[TASK DESCRIPTION] Without the pictures, repeat the listing character for character.

* START SUPPLIED MATERIAL *

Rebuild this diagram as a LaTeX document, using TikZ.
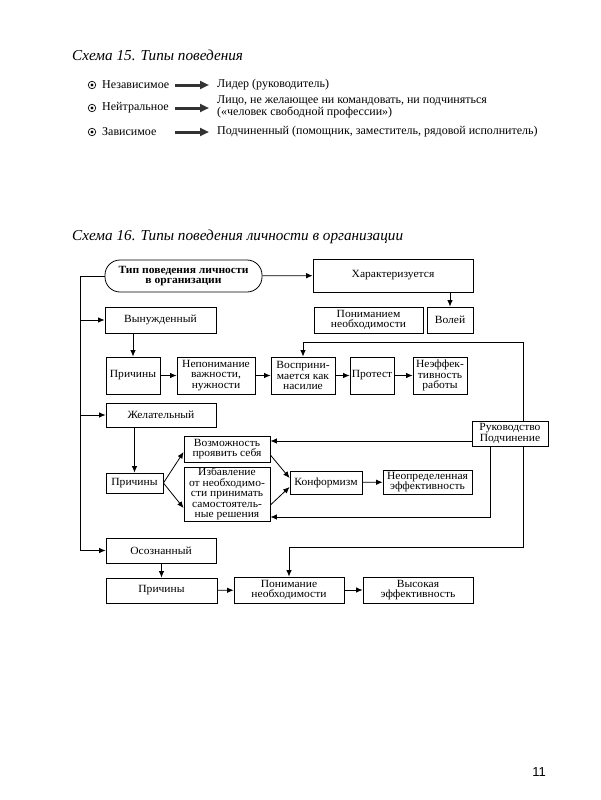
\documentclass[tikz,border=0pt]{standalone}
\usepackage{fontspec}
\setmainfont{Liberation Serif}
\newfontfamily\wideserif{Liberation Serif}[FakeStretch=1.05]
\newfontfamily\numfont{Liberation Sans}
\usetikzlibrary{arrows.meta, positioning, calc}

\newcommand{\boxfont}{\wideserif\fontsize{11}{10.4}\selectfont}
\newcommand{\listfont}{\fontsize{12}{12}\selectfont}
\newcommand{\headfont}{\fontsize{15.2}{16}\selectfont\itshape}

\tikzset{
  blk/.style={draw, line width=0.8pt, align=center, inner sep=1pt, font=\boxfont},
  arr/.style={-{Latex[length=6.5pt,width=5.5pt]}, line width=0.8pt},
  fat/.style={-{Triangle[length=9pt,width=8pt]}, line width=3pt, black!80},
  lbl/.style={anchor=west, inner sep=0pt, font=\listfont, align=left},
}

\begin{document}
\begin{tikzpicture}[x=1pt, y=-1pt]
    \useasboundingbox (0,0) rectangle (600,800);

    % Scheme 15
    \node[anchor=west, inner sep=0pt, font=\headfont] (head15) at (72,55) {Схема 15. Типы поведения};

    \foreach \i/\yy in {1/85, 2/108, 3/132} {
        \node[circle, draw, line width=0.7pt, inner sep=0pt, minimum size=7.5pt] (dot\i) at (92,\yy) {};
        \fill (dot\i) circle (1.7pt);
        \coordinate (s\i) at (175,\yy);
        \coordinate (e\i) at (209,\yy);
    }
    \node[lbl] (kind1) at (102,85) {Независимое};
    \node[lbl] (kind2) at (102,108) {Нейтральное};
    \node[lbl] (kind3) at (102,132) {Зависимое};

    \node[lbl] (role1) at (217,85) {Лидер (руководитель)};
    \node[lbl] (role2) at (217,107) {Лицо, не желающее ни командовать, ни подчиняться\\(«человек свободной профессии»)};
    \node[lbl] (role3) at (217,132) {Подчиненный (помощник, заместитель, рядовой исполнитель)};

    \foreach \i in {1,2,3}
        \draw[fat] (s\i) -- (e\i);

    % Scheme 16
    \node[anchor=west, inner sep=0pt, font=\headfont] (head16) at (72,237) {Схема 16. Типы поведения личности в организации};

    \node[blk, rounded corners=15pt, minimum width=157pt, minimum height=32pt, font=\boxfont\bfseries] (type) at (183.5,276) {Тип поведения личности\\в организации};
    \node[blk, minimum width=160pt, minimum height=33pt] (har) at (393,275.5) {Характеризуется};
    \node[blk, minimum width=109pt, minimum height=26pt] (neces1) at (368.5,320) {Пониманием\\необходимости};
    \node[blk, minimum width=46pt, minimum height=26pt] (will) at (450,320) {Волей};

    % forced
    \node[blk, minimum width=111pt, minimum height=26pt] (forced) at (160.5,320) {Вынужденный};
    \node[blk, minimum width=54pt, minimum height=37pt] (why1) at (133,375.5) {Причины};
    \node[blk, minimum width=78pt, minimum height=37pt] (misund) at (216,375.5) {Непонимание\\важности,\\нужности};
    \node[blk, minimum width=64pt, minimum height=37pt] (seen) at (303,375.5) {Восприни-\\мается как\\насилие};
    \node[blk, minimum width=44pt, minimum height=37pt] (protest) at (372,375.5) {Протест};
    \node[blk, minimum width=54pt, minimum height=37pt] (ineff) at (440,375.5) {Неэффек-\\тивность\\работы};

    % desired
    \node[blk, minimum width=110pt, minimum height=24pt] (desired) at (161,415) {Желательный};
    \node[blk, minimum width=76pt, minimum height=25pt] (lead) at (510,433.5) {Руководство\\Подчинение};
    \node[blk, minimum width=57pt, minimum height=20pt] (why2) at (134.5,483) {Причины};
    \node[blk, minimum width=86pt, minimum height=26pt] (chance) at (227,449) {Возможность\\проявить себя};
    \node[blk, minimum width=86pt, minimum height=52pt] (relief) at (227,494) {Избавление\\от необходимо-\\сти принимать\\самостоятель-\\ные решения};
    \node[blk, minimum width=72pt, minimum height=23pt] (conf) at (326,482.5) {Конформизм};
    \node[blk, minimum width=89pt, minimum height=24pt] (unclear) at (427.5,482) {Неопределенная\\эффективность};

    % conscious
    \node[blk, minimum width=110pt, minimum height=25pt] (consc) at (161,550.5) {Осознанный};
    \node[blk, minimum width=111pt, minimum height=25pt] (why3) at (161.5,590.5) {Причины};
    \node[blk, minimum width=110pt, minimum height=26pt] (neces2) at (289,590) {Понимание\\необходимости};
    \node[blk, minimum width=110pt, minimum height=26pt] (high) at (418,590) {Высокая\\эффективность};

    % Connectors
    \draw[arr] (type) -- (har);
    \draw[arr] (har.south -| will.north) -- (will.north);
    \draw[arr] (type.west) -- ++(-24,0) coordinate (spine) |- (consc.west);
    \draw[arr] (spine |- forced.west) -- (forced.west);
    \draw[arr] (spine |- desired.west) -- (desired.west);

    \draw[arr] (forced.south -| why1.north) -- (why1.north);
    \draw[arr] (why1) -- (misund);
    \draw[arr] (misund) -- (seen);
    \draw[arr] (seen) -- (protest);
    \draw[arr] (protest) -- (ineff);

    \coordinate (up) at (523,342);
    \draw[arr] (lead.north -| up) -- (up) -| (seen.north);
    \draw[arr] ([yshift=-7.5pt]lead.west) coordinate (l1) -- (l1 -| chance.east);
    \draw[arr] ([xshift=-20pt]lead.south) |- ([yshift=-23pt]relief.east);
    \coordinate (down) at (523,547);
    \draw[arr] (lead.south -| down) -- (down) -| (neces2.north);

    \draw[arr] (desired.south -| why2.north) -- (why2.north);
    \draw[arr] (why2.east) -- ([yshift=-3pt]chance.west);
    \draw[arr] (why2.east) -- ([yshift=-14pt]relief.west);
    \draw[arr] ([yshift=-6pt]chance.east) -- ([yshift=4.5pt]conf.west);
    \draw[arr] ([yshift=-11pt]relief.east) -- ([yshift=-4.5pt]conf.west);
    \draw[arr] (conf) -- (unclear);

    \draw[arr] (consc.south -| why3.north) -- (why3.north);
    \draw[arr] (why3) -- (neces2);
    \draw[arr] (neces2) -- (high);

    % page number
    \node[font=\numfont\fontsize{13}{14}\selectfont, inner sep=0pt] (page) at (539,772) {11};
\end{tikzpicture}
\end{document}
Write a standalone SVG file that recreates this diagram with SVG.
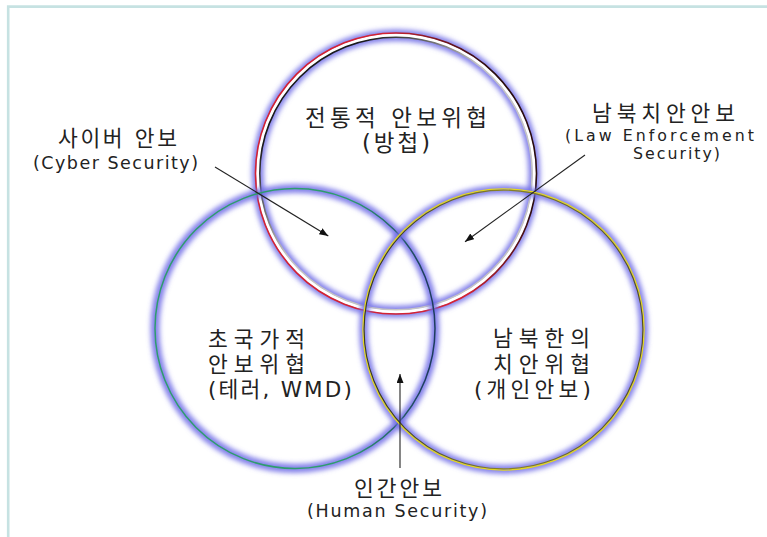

* END SUPPLIED MATERIAL *

[CORRECT ANSWER]
Rebuild this diagram as a LaTeX document, using TikZ.
\documentclass[tikz,border=0pt]{standalone}
\usepackage{fontspec}
\setmainfont{Liberation Serif}
\newfontfamily\wideserif{Liberation Serif}[FakeStretch=1.05]
\newfontfamily\numfont{Liberation Sans}
\usetikzlibrary{arrows.meta, positioning, calc}

\newcommand{\boxfont}{\wideserif\fontsize{11}{10.4}\selectfont}
\newcommand{\listfont}{\fontsize{12}{12}\selectfont}
\newcommand{\headfont}{\fontsize{15.2}{16}\selectfont\itshape}

\tikzset{
  blk/.style={draw, line width=0.8pt, align=center, inner sep=1pt, font=\boxfont},
  arr/.style={-{Latex[length=6.5pt,width=5.5pt]}, line width=0.8pt},
  fat/.style={-{Triangle[length=9pt,width=8pt]}, line width=3pt, black!80},
  lbl/.style={anchor=west, inner sep=0pt, font=\listfont, align=left},
}

\begin{document}
\begin{tikzpicture}[x=1pt, y=-1pt]
    \useasboundingbox (0,0) rectangle (600,800);

    % Scheme 15
    \node[anchor=west, inner sep=0pt, font=\headfont] (head15) at (72,55) {Схема 15. Типы поведения};

    \foreach \i/\yy in {1/85, 2/108, 3/132} {
        \node[circle, draw, line width=0.7pt, inner sep=0pt, minimum size=7.5pt] (dot\i) at (92,\yy) {};
        \fill (dot\i) circle (1.7pt);
        \coordinate (s\i) at (175,\yy);
        \coordinate (e\i) at (209,\yy);
    }
    \node[lbl] (kind1) at (102,85) {Независимое};
    \node[lbl] (kind2) at (102,108) {Нейтральное};
    \node[lbl] (kind3) at (102,132) {Зависимое};

    \node[lbl] (role1) at (217,85) {Лидер (руководитель)};
    \node[lbl] (role2) at (217,107) {Лицо, не желающее ни командовать, ни подчиняться\\(«человек свободной профессии»)};
    \node[lbl] (role3) at (217,132) {Подчиненный (помощник, заместитель, рядовой исполнитель)};

    \foreach \i in {1,2,3}
        \draw[fat] (s\i) -- (e\i);

    % Scheme 16
    \node[anchor=west, inner sep=0pt, font=\headfont] (head16) at (72,237) {Схема 16. Типы поведения личности в организации};

    \node[blk, rounded corners=15pt, minimum width=157pt, minimum height=32pt, font=\boxfont\bfseries] (type) at (183.5,276) {Тип поведения личности\\в организации};
    \node[blk, minimum width=160pt, minimum height=33pt] (har) at (393,275.5) {Характеризуется};
    \node[blk, minimum width=109pt, minimum height=26pt] (neces1) at (368.5,320) {Пониманием\\необходимости};
    \node[blk, minimum width=46pt, minimum height=26pt] (will) at (450,320) {Волей};

    % forced
    \node[blk, minimum width=111pt, minimum height=26pt] (forced) at (160.5,320) {Вынужденный};
    \node[blk, minimum width=54pt, minimum height=37pt] (why1) at (133,375.5) {Причины};
    \node[blk, minimum width=78pt, minimum height=37pt] (misund) at (216,375.5) {Непонимание\\важности,\\нужности};
    \node[blk, minimum width=64pt, minimum height=37pt] (seen) at (303,375.5) {Восприни-\\мается как\\насилие};
    \node[blk, minimum width=44pt, minimum height=37pt] (protest) at (372,375.5) {Протест};
    \node[blk, minimum width=54pt, minimum height=37pt] (ineff) at (440,375.5) {Неэффек-\\тивность\\работы};

    % desired
    \node[blk, minimum width=110pt, minimum height=24pt] (desired) at (161,415) {Желательный};
    \node[blk, minimum width=76pt, minimum height=25pt] (lead) at (510,433.5) {Руководство\\Подчинение};
    \node[blk, minimum width=57pt, minimum height=20pt] (why2) at (134.5,483) {Причины};
    \node[blk, minimum width=86pt, minimum height=26pt] (chance) at (227,449) {Возможность\\проявить себя};
    \node[blk, minimum width=86pt, minimum height=52pt] (relief) at (227,494) {Избавление\\от необходимо-\\сти принимать\\самостоятель-\\ные решения};
    \node[blk, minimum width=72pt, minimum height=23pt] (conf) at (326,482.5) {Конформизм};
    \node[blk, minimum width=89pt, minimum height=24pt] (unclear) at (427.5,482) {Неопределенная\\эффективность};

    % conscious
    \node[blk, minimum width=110pt, minimum height=25pt] (consc) at (161,550.5) {Осознанный};
    \node[blk, minimum width=111pt, minimum height=25pt] (why3) at (161.5,590.5) {Причины};
    \node[blk, minimum width=110pt, minimum height=26pt] (neces2) at (289,590) {Понимание\\необходимости};
    \node[blk, minimum width=110pt, minimum height=26pt] (high) at (418,590) {Высокая\\эффективность};

    % Connectors
    \draw[arr] (type) -- (har);
    \draw[arr] (har.south -| will.north) -- (will.north);
    \draw[arr] (type.west) -- ++(-24,0) coordinate (spine) |- (consc.west);
    \draw[arr] (spine |- forced.west) -- (forced.west);
    \draw[arr] (spine |- desired.west) -- (desired.west);

    \draw[arr] (forced.south -| why1.north) -- (why1.north);
    \draw[arr] (why1) -- (misund);
    \draw[arr] (misund) -- (seen);
    \draw[arr] (seen) -- (protest);
    \draw[arr] (protest) -- (ineff);

    \coordinate (up) at (523,342);
    \draw[arr] (lead.north -| up) -- (up) -| (seen.north);
    \draw[arr] ([yshift=-7.5pt]lead.west) coordinate (l1) -- (l1 -| chance.east);
    \draw[arr] ([xshift=-20pt]lead.south) |- ([yshift=-23pt]relief.east);
    \coordinate (down) at (523,547);
    \draw[arr] (lead.south -| down) -- (down) -| (neces2.north);

    \draw[arr] (desired.south -| why2.north) -- (why2.north);
    \draw[arr] (why2.east) -- ([yshift=-3pt]chance.west);
    \draw[arr] (why2.east) -- ([yshift=-14pt]relief.west);
    \draw[arr] ([yshift=-6pt]chance.east) -- ([yshift=4.5pt]conf.west);
    \draw[arr] ([yshift=-11pt]relief.east) -- ([yshift=-4.5pt]conf.west);
    \draw[arr] (conf) -- (unclear);

    \draw[arr] (consc.south -| why3.north) -- (why3.north);
    \draw[arr] (why3) -- (neces2);
    \draw[arr] (neces2) -- (high);

    % page number
    \node[font=\numfont\fontsize{13}{14}\selectfont, inner sep=0pt] (page) at (539,772) {11};
\end{tikzpicture}
\end{document}
Write a standalone SVG file that recreates this diagram with SVG.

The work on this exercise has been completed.